Joel
Lane - Certains ont disparu et d’autres sont tombés - Dreampress
Joel Lane est un auteur
britannique de littérature fantastique décédé en 2013. Pratiquement inconnu en France malgré plusieurs prix outre-Manche, son oeuvre
reste à découvrir. Jean-Daniel Brèque présente ici une sélection de
trente de ses nouvelles. Il en a réalisé la traduction, rédigé une préface et
des notes explicatives. Le Grand Prix de l’Imaginaire 2018 vient à juste
titre récompenser un travail tout autant qu’un défi : transcrire dans la
langue de Victor Hugo les mots d’un styliste hors pair.

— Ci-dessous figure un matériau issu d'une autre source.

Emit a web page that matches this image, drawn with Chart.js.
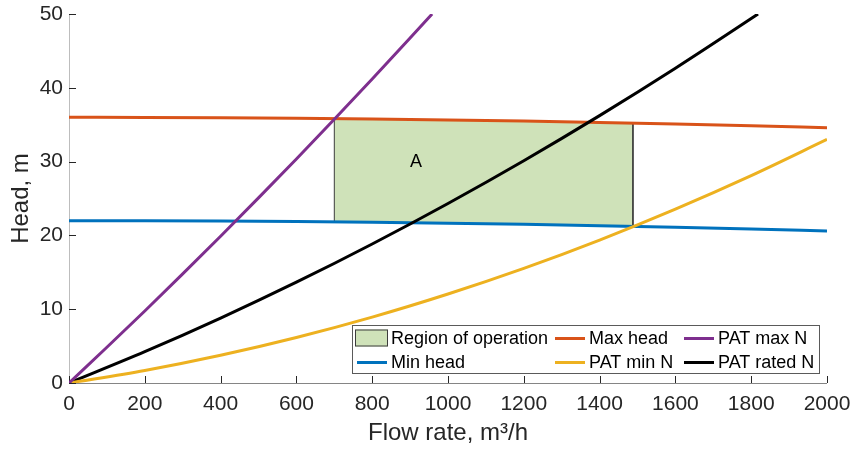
<!DOCTYPE html>
<html>
<head>
<meta charset="utf-8">
<script src="https://cdn.jsdelivr.net/npm/chart.js@4/dist/chart.umd.min.js"></script>
<style>
  html, body { margin: 0; padding: 0; background: #fff; }
  #wrap { width: 853px; height: 453px; position: relative; }
</style>
</head>
<body>
<div id="wrap"><canvas id="chart" width="853" height="453"></canvas></div>
<script>
// Head limits over the flow range (m vs m³/h)
const flowGrid = [0, 200, 400, 600, 800, 1000, 1200, 1400, 1600, 1800, 2000];
const maxHead  = [36.0, 35.99, 35.94, 35.87, 35.78, 35.65, 35.50, 35.31, 35.10, 34.87, 34.60];
const minHead  = [22.0, 21.99, 21.94, 21.87, 21.78, 21.65, 21.50, 21.31, 21.10, 20.87, 20.60];

// PAT characteristic curves at three rotational speeds
const patMinHead   = [0, 1.70, 3.76, 6.17, 8.93, 12.06, 15.53, 19.37, 23.56, 28.10, 33.0];
const patMaxFlow   = [0, 100, 200, 300, 400, 500, 600, 700, 800, 900, 958];
const patMaxHead   = [0, 4.84, 9.76, 14.78, 19.88, 25.08, 30.36, 35.73, 41.19, 46.74, 50.0];
const patRatedFlow = [0, 200, 400, 600, 800, 1000, 1200, 1400, 1600, 1800, 1818];
const patRatedHead = [0, 4.24, 8.80, 13.66, 18.84, 24.33, 30.12, 36.23, 42.65, 49.38, 50.0];

// Region of operation (between min and max head)
const regionFlow   = [700, 800, 1000, 1200, 1400, 1488];
const regionTop    = [35.83, 35.78, 35.65, 35.50, 35.31, 35.22];
const regionBottom = [21.83, 21.78, 21.65, 21.50, 21.31, 21.22];

// Region annotation
const regionLabel = 'A';
const regionLabelFlow = 900;
const regionLabelHead = 30;

// Axis ticks
const xTicks = [0, 200, 400, 600, 800, 1000, 1200, 1400, 1600, 1800, 2000];
const yTicks = [0, 10, 20, 30, 40, 50];

const legendOrder = ['Region of operation', 'Max head', 'PAT max N', 'Min head', 'PAT min N', 'PAT rated N'];

const FONT = '"Liberation Sans", Arial, Helvetica, sans-serif';
const TEXT = '#262626';

const pts = (xs, ys) => xs.map((x, i) => ({ x: x, y: ys[i] }));

const regionPolygon = pts(regionFlow, regionTop)
  .concat(pts(regionFlow.slice().reverse(), regionBottom.slice().reverse()));
regionPolygon.push({ x: regionFlow[0], y: regionTop[0] });

function curve(label, color, data, order) {
  return {
    label: label, data: data, showLine: true, borderColor: color, backgroundColor: color,
    borderWidth: 3, pointRadius: 0, pointHoverRadius: 0, fill: false,
    cubicInterpolationMode: 'monotone', order: order
  };
}

const datasets = [
  {
    label: 'Region of operation', data: regionPolygon, showLine: true,
    borderColor: '#3c3c3c', borderWidth: 1, backgroundColor: 'rgb(207,226,185)',
    pointRadius: 0, tension: 0, fill: 'shape', order: 10
  },
  curve('Max head', '#D95319', pts(flowGrid, maxHead), 5),
  curve('Min head', '#0072BD', pts(flowGrid, minHead), 5),
  curve('PAT max N', '#7E2F8E', pts(patMaxFlow, patMaxHead), 1),
  curve('PAT min N', '#EDB120', pts(flowGrid, patMinHead), 1),
  curve('PAT rated N', '#000000', pts(patRatedFlow, patRatedHead), 1)
];

// Axis lines with inward tick marks, region label and a three-column legend
const decorations = {
  id: 'decorations',
  beforeDatasetsDraw(chart) {
    const { ctx, chartArea: a, scales: { x, y } } = chart;
    ctx.save();
    ctx.lineWidth = 1;
    ctx.strokeStyle = '#bdbdbd';
    ctx.beginPath(); ctx.moveTo(a.left + 0.5, a.top); ctx.lineTo(a.left + 0.5, a.bottom); ctx.stroke();
    ctx.strokeStyle = '#858585';
    ctx.beginPath(); ctx.moveTo(a.left, a.bottom + 0.5); ctx.lineTo(a.right, a.bottom + 0.5); ctx.stroke();
    ctx.strokeStyle = TEXT;
    ctx.beginPath();
    yTicks.forEach(v => {
      const py = Math.round(y.getPixelForValue(v)) + 0.5;
      ctx.moveTo(a.left, py); ctx.lineTo(a.left + 7, py);
    });
    xTicks.forEach(v => {
      const px = Math.round(x.getPixelForValue(v)) + 0.5;
      ctx.moveTo(px, a.bottom); ctx.lineTo(px, a.bottom - 7);
    });
    ctx.stroke();
    ctx.restore();
  },
  afterDatasetsDraw(chart) {
    const { ctx, chartArea: a, scales: { x, y } } = chart;
    ctx.save();
    ctx.fillStyle = '#000';
    ctx.font = '18px ' + FONT;
    ctx.textAlign = 'left';
    ctx.textBaseline = 'middle';
    ctx.fillText(regionLabel, x.getPixelForValue(regionLabelFlow), y.getPixelForValue(regionLabelHead));

    // legend box
    const w = 467, h = 48;
    const bx = Math.round(a.right - 8 - w) + 0.5;
    const by = Math.round(a.bottom - 10 - h) + 0.5;
    ctx.fillStyle = '#fff';
    ctx.fillRect(bx, by, w, h);
    ctx.strokeStyle = '#5a5a5a';
    ctx.lineWidth = 1;
    ctx.strokeRect(bx, by, w, h);

    const colX = [bx + 2.5, bx + 200.5, bx + 329.5];
    const rowY = [by + 13, by + 37];
    ctx.font = '18px ' + FONT;
    ctx.textBaseline = 'middle';
    legendOrder.forEach((label, i) => {
      const ds = chart.data.datasets.find(d => d.label === label);
      const cx = colX[i % 3], cy = rowY[Math.floor(i / 3)];
      if (ds.fill === 'shape') {
        ctx.fillStyle = ds.backgroundColor;
        ctx.fillRect(cx, cy - 9, 33, 17);
        ctx.strokeStyle = '#3c3c3c';
        ctx.lineWidth = 1;
        ctx.strokeRect(cx + 0.5, cy - 8.5, 32, 16);
      } else {
        ctx.strokeStyle = ds.borderColor;
        ctx.lineWidth = 3;
        ctx.beginPath(); ctx.moveTo(cx + 2, cy); ctx.lineTo(cx + 32, cy); ctx.stroke();
      }
      ctx.fillStyle = '#000';
      ctx.fillText(label, cx + 36, cy + 1);
    });
    ctx.restore();
  }
};

new Chart(document.getElementById('chart'), {
  type: 'scatter',
  data: { datasets: datasets },
  options: {
    responsive: false,
    animation: false,
    events: [],
    layout: { padding: { left: 0, right: 26, top: 14, bottom: 0 } },
    plugins: { legend: { display: false }, tooltip: { enabled: false } },
    scales: {
      x: {
        type: 'linear', min: 0, max: 2000,
        afterFit: s => { s.height = 70; s.paddingLeft = 0; s.paddingRight = 0; },
        afterBuildTicks: s => { s.ticks = xTicks.map(v => ({ value: v })); },
        grid: { display: false, drawTicks: false },
        border: { display: false },
        ticks: { color: TEXT, font: { family: FONT, size: 21 }, padding: 9, maxRotation: 0, autoSkip: false,
                 callback: v => String(v) },
        title: { display: true, text: 'Flow rate, m³/h', color: TEXT, font: { family: FONT, size: 24 }, padding: { top: 0, bottom: 5 } }
      },
      y: {
        type: 'linear', min: 0, max: 50,
        afterFit: s => { s.width = 69; s.paddingTop = 0; s.paddingBottom = 0; },
        afterBuildTicks: s => { s.ticks = yTicks.map(v => ({ value: v })); },
        grid: { display: false, drawTicks: false },
        border: { display: false },
        ticks: { color: TEXT, font: { family: FONT, size: 21 }, padding: 6, callback: v => String(v) },
        title: { display: true, text: 'Head, m', color: TEXT, font: { family: FONT, size: 24 }, padding: { top: 7, bottom: 0 } }
      }
    }
  },
  plugins: [decorations]
});
</script>
</body>
</html>
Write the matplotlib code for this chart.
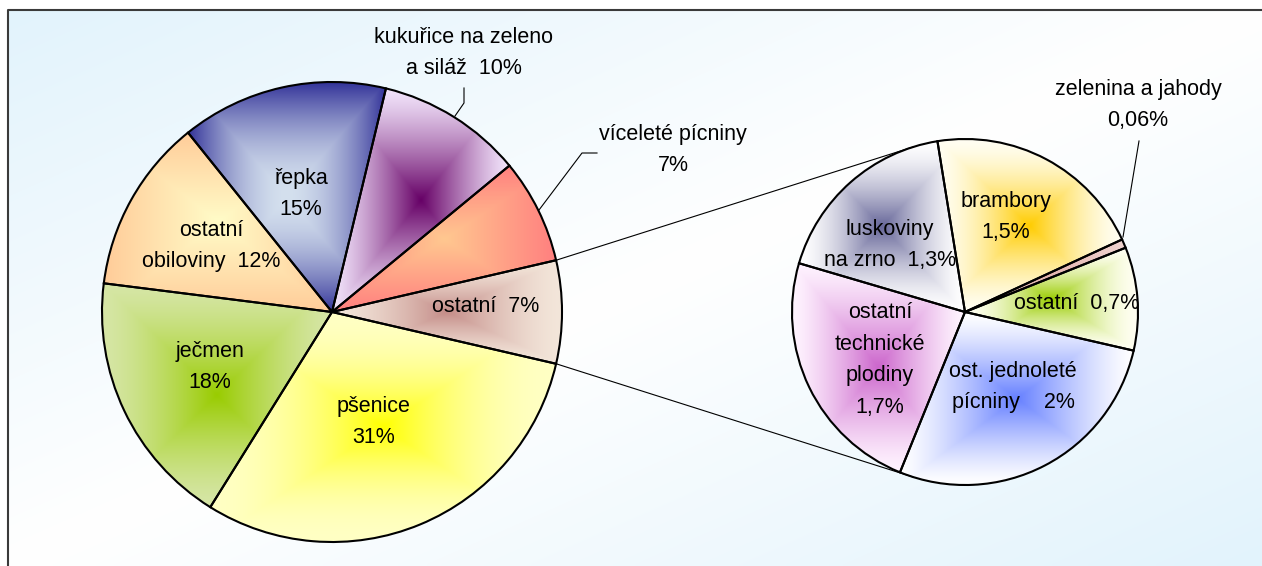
import numpy as np
import matplotlib
matplotlib.use("Agg")
import matplotlib.pyplot as plt
from matplotlib.colors import to_rgb

plt.rcParams['font.family'] = ['Liberation Sans', 'DejaVu Sans']

W, H = 1262, 566

# hlavni kolac - proti smeru hodin, zacina odbocenou vyseci "ostatni"
main_values = [7.26, 7.4, 10.3, 14.6, 12.3, 18.2, 30.4]
main_labels = ["ostatní  7%", "víceleté pícniny\n7%", "kukuřice na zeleno\na siláž  10%",
               "řepka\n15%", "ostatní\nobiloviny  12%", "ječmen\n18%", "pšenice\n31%"]
main_inner = ["#c48c88", "#ffc890", "#660066", "#d4e0ee", "#fffcc8", "#99cc00", "#ffff00"]
main_outer = ["#f3e6da", "#ff7f7f", "#f2e4fb", "#333399", "#ffcc99", "#d6e6a6", "#ffffc4"]
# >1 = syta barva soustredena (u stredu nebo u okraje)
main_gamma = [1.5, 1.0, 1.25, 1.8, 1.0, 1.4, 1.9]
main_dark_edge = [False, False, False, True, False, False, False]

# vedlejsi kolac - rozpad "ostatni"
sub_values = [0.7, 0.06, 1.5, 1.3, 1.7, 2.0]
sub_labels = ["ostatní  0,7%", "zelenina a jahody\n0,06%", "brambory\n1,5%", "luskoviny\nna zrno  1,3%",
              "ostatní\ntechnické\nplodiny\n1,7%", "ost. jednoleté\npícniny    2%"]
sub_inner = ["#99cc00", "#e4b4ae", "#ffcc00", "#666699", "#cc66cc", "#6680ff"]
sub_outer = ["#fffff2", "#f0d4d0", "#fffef2", "#ffffff", "#fff4ff", "#ffffff"]
sub_gamma = [1.6, 1.0, 1.5, 1.5, 1.3, 1.3]

# rozlozeni (pixely obrazku, y dolu)
main_c, main_r = (332, 312), 230
sub_c, sub_r = (965, 312), 173
main_lab_pos = [(486, 306), (673, 150), (464, 53), (301, 194), (211, 246), (210, 367), (374, 422)]
sub_lab_pos = [(1077, 304), (1138, 105), (1006, 217), (890, 245), (880, 360), (1013, 387)]
leaders = [
    [(464, 88), (464, 103), (455, 116)],
    [(597, 153), (582, 153), (539, 210)],
    [(1139, 141), (1123, 237)],
]


def fy(y):
    return H - y


def gradient_fill(ax, wedge, c_in, c_out, gamma=1.0, dark_edge=False):
    bb = wedge.get_path().get_extents()
    nx = max(int(bb.width) + 2, 4)
    ny = max(int(bb.height) + 2, 4)
    X, Y = np.meshgrid(np.linspace(-1, 1, nx), np.linspace(-1, 1, ny))
    t = np.maximum(np.abs(X), np.abs(Y))
    if dark_edge:
        t = t ** gamma
    else:
        t = 1 - (1 - t) ** gamma
    t = t[..., None]
    img = np.array(to_rgb(c_in)) * (1 - t) + np.array(to_rgb(c_out)) * t
    im = ax.imshow(img, extent=(bb.x0, bb.x1, bb.y0, bb.y1), origin="lower",
                   interpolation="bilinear", zorder=1)
    im.set_clip_path(wedge)


fig = plt.figure(figsize=(W / 100, H / 100), dpi=100)
ax = fig.add_axes([0, 0, 1, 1])

# pozadi s prechodem
fx0, fy0 = 8, 10
X, Y = np.meshgrid(np.linspace(0, 1, 300), np.linspace(0, 1, 150))
u = np.abs(X + Y - 1.0)[..., None]
blue = np.array([226, 243, 252]) / 255
bg = np.ones(3) * (1 - u) + blue * u
ax.imshow(bg, extent=(fx0, W, 0, fy(fy0)), origin="upper", interpolation="bilinear",
          zorder=0, aspect="auto")
ax.plot([fx0, fx0, W], [0, fy(fy0), fy(fy0)], color="#3a3a3a", lw=1.5, zorder=5)

edge = dict(edgecolor="black", linewidth=1.5, facecolor="none")

start = -main_values[0] / sum(main_values) * 180
wedges, _ = ax.pie(main_values, startangle=start, center=(main_c[0], fy(main_c[1])),
                   radius=main_r, counterclock=True, wedgeprops=edge)
for w, ci, co, g, de in zip(wedges, main_inner, main_outer, main_gamma, main_dark_edge):
    gradient_fill(ax, w, ci, co, g, de)
    w.set_zorder(3)

sub_wedges, _ = ax.pie(sub_values, startangle=-12.9, center=(sub_c[0], fy(sub_c[1])),
                       radius=sub_r, counterclock=True, wedgeprops=edge)
for w, ci, co, g in zip(sub_wedges, sub_inner, sub_outer, sub_gamma):
    gradient_fill(ax, w, ci, co, g)
    w.set_zorder(3)

# spojovaci cary - tecny k vedlejsimu kolaci
half = np.deg2rad(main_values[0] / sum(main_values) * 180)
C = np.array([sub_c[0], fy(sub_c[1])], float)
for sgn in (1, -1):
    P = np.array([main_c[0] + main_r * np.cos(half), fy(main_c[1]) + sgn * main_r * np.sin(half)])
    d = P - C
    phi = np.arctan2(d[1], d[0])
    alpha = np.arccos(sub_r / np.hypot(*d))
    a = phi - alpha if sgn > 0 else phi + alpha
    T = C + sub_r * np.array([np.cos(a), np.sin(a)])
    ax.plot([P[0], T[0]], [P[1], T[1]], color="black", lw=0.8, zorder=4)

for pts in leaders:
    ax.plot([p[0] for p in pts], [fy(p[1]) for p in pts], color="black", lw=0.8, zorder=4)

for lab, (x, y) in zip(main_labels + sub_labels, main_lab_pos + sub_lab_pos):
    ax.text(x, fy(y), lab, ha="center", va="center", fontsize=15.5, linespacing=1.65,
            color="black", zorder=6)

ax.set_xlim(0, W)
ax.set_ylim(0, H)
ax.set_aspect("auto")
ax.axis("off")
fig.savefig("out.png", dpi=100, facecolor="white")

Comme son mentor Ramsey Campbell, Lane privilégie l’intrusion du
fantastique dans le quotidien.
On trouvera d’abord dans
ce recueil quelques allégeances aux grands anciens, Lovecraft, Howard. « La
nuit qui gagne » raconte, dans un lieu imaginaire, la vengeance de Sygigh
le voyant, un personnage en quête d’un prêtre voleur de peau, meurtrier de ses
parents. « Sur un vent de granit » dédié à R.E Howard mais qui
se ressent du Cortazar des Armes secrètes voit un personnage évoluer sur
deux plans de réalités différents. « Droit de regard » décrit
la déchéance d’un homme transformé à son insu en sentinelle d’une espèce extra
terrestre menaçante.
Sans citer tous les
textes et d’inspiration plus récente, disons la génération King, on appréciera
« Et d’autres sont tombés » qui voit une bande d’adolescents célébrer
une fin d’année scolaire et être attaqués par des papillons, ou l’admirable
« Black Country », héritier d’ X files et de Ça.
Un flic, sosie de Fox Mulder,
revient enquêter dans sa ville natale sur de mystérieux faits et se retrouve
confronté à sa propre enfance. L’écriture étincelle : « Puis une
mince silhouette a bondi sur la branche et elle est tombée, recroquevillée sur
elle-même. Je l’ai attrapé comme il tentait de s’enfuir. J’ai senti dans mes
bras le froid et l’absence. Regardé son visage brouillé comme sa peau se
plissait à la façon d’une empreinte de pouce, d’une image sur le papier effacée
et redessinée. J’étais quelque part là-dedans. Je l’ai serré contre moi tandis
que son souffle s’amenuisait, que son visage se morcelait de l’intérieur, jusqu’à
ne plus tenir q’une chose noircie et friable, comme une rose de cendres. »
La veine policière se poursuit avec les excellents « Sans esprit »,
« Un voyage en hiver » où l’on croise vampires et ectoplasmes,
« Réveil dans Moloch » et « Face au mur » qui
verse dans la mythologie.
Mais pour reprendre une
expression célèbre, la vérité est ailleurs. Comme Lovecraft et Providence, l’écrivain
britannique est l’homme d’une cité, Birmingham. Il a assisté à la
désertification industrielle sous l’époque Thatcher, à la montée des troubles urbains.
Les personnages de Joel Lane errent à la marge, employés, chômeurs, homosexuels,
vivants stigmates du libéralisme. « Parmi les morts » exploite
le filon du fantastique social par un renversement. Le monstre c’est celui qui
fait preuve d’inhumanité. Lane raconte les nuits fauves, les amours vénales,
les amours d’un soir, les amours tout court : « Cette nuit la
dernière femme », « Réservoir », « La grille
de la douleur », « Les belles endormies ». Plus loin
dans « Le chagrin des goélands » il atteint une simplicité
narrative bouleversante. Un homme retrouve sur un quai le fantôme d’un amant disparu dans l’explosion d’une plateforme pétrolière.
Rien n’est à jeter dans
cet ouvrage, qui privilégie la vérité humaine au théâtre de l’épouvante. Les récits
souvent à la première personne révèlent les cicatrices des personnages, le
fantastique métaphorise leur déréliction.
Bref voilà une leçon de littérature, jusqu’au titre magnifique, composé avec
les en têtes des premières et dernières nouvelles.